Attorney General Gurbir S. Grewal today sent a letter to the Internal Revenue Service advising that, under his interpretation of state law, New Jerseyans who prepaid their 2018 local property taxes in 2017 are entitled to the 2017 state and local tax (SALT) deduction.

 

“This is a matter of fundamental fairness,” Grewal states in the letter, which addresses public confusion resulting from an IRS Advisory on the issue.  “If corporations can deduct employee bonuses in 2017 that will not be paid until 2018, individuals must be able to deduct property tax payments they made in 2017.”

 

The Tax Cuts and Jobs Act of 2017 adopted an unprecedented change to the federal tax code. Previously, taxpayers could deduct from their federal tax liability all money paid for state and local income, property and sales taxes. Under the new code, however, the same taxpayers can only claim a deduction of up to $10,000 for those taxes.

 

Attorney General Grewal’s letter notes that many New Jersey residents, in an attempt to “mitigate the impact of the new law” rushed to prepay their state and local taxes in 2017. Indeed, Grewal continues, “thousands of our residents … assumed that local property tax payments made in 2017 would receive 2017 federal tax treatment.”

 

However, the IRS issued an Advisory on December 27, 2017 that was ambiguous and left the public unclear on the issue. The IRS Advisory said that only some 2018 real property taxes prepaid in 2017 would qualify for 2017 treatment.

 

According to the Advisory, whether or not an individual would be allowed a deduction for prepayment depends “on whether … the real property taxes are assessed prior to 2018.” That question, the Advisory added, is an issue of “state or local law.”

 

In his letter to the IRS today, Attorney General Grewal says that New Jersey law “welcomes prepayments – and if residents start satisfying their tax obligations during the prior year, their payments are ‘credited’ at that time.

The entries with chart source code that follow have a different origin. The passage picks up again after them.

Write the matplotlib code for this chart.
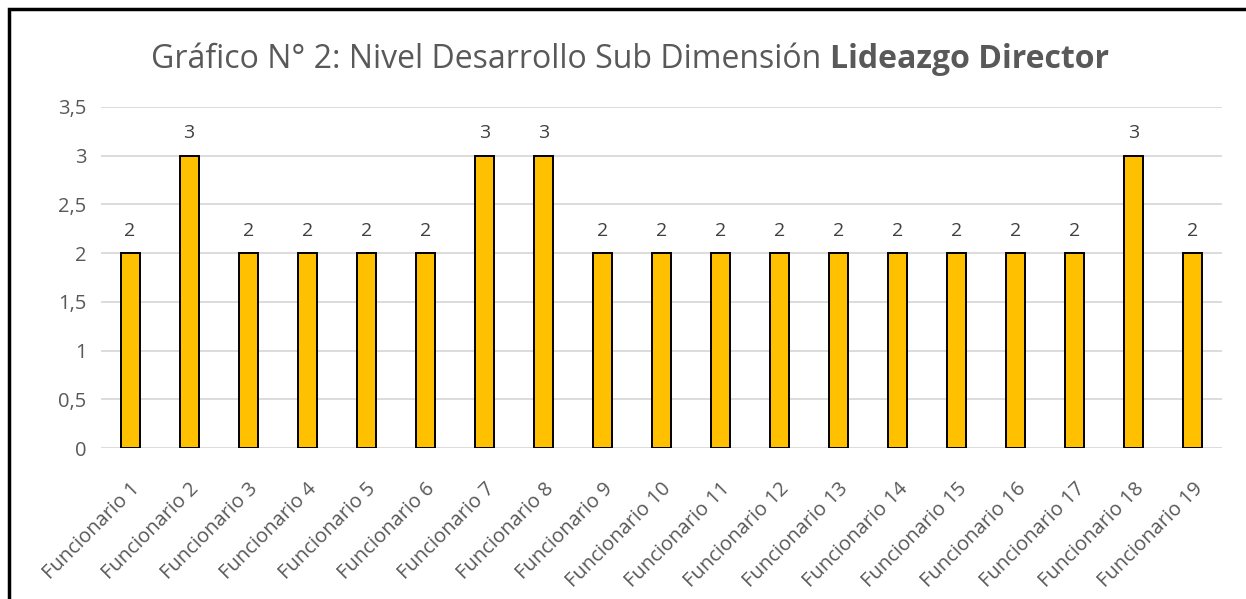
import matplotlib.pyplot as plt
from matplotlib.patches import Rectangle

categories = ['Funcionario %d' % i for i in range(1, 20)]
values = [2, 3, 2, 2, 2, 2, 3, 3, 2, 2, 2, 2, 2, 2, 2, 2, 2, 3, 2]
yticks = [0, 0.5, 1, 1.5, 2, 2.5, 3, 3.5]
ytick_labels = ['0', '0,5', '1', '1,5', '2', '2,5', '3', '3,5']

plt.rcParams['font.family'] = ['Open Sans', 'DejaVu Sans']

fig = plt.figure(figsize=(12.46, 5.99), dpi=100)
ax = fig.add_axes([0.0807, 0.252, 0.9003, 0.5694])

x = range(len(categories))
bars = ax.bar(x, values, width=0.32, color='#FFC000', edgecolor='black',
              linewidth=1.4, zorder=3)

for xi, v in zip(x, values):
    ax.text(xi, v + 0.14, str(v), ha='center', va='bottom',
            fontsize=14, color='#404040')

ax.set_xlim(-0.5, len(categories) - 0.5)
ax.set_ylim(0, 3.5)
ax.set_yticks(yticks)
ax.set_yticklabels(ytick_labels, fontsize=14.5, color='#595959')
ax.set_xticks(list(x))
ax.set_xticklabels(categories, rotation=45, ha='right', rotation_mode='anchor',
                   fontsize=14.5, color='#595959')
ax.tick_params(length=0, pad=10)
ax.tick_params(axis='x', pad=22)
ax.yaxis.grid(True, color='#D9D9D9', linewidth=1.3, zorder=0)
for s in ax.spines.values():
    s.set_visible(False)

# title with bold tail
t1 = fig.text(0.5, 0.9, 'Gráfico N° 2: Nivel Desarrollo Sub Dimensión ',
              fontsize=23, color='#595959', ha='right', va='center')
fig.canvas.draw()
r = fig.canvas.get_renderer()
w1 = t1.get_window_extent(r).width
t2 = fig.text(0.5, 0.9, 'Lideazgo Director', fontsize=23, color='#595959',
              fontweight='bold', ha='left', va='center')
w2 = t2.get_window_extent(r).width
total = w1 + w2
cx = 630
t1.set_x((cx - total / 2 + w1) / 1246)
t2.set_x((cx - total / 2 + w1) / 1246)

# outer chart border
fig.patches.append(Rectangle((9 / 1246, -0.1), 1.2, (599 - 9) / 599 + 0.1,
                             transform=fig.transFigure, fill=False,
                             edgecolor='black', linewidth=2.5))

fig.savefig('out.png', dpi=100)
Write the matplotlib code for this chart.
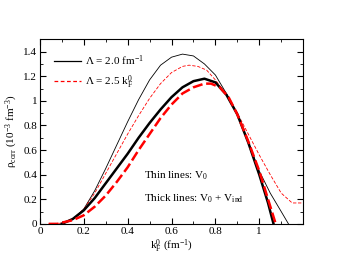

So as a matter of state law, a 2018 local property tax payment made in 2017 is entitled to treatment under 2017 rules.”

 

Even if New Jersey statutes did not resolve the issue, Grewal notes,  an Executive Order issued in 2017 reaffirmed the State’s intent to permit prepayment of 2018 property taxes in calendar year 2017, and “to credit those payments as received in calendar year 2017 if the payment is postmarked on or before December 31, 2017.”

 

“All relevant sources of New Jersey law thus point to the same result – that New Jersey residents who prepaid their 2018 local property taxes in 2017 are entitled to the SALT deduction that applied in 2017,” the letter asserts. “State statutes, executive orders and agency notices are clear that residents may satisfy property tax assessments in advance and payments must be credited at that time.”

 

Attorney General Grewal’s letter closes by expressing his readiness to discuss the matter further, and expressing his hope the IRS “can confirm that New Jersey taxpayers who paid 2018 property taxes on or before December 31, 2017 will be eligible for the deductions available in 2017.”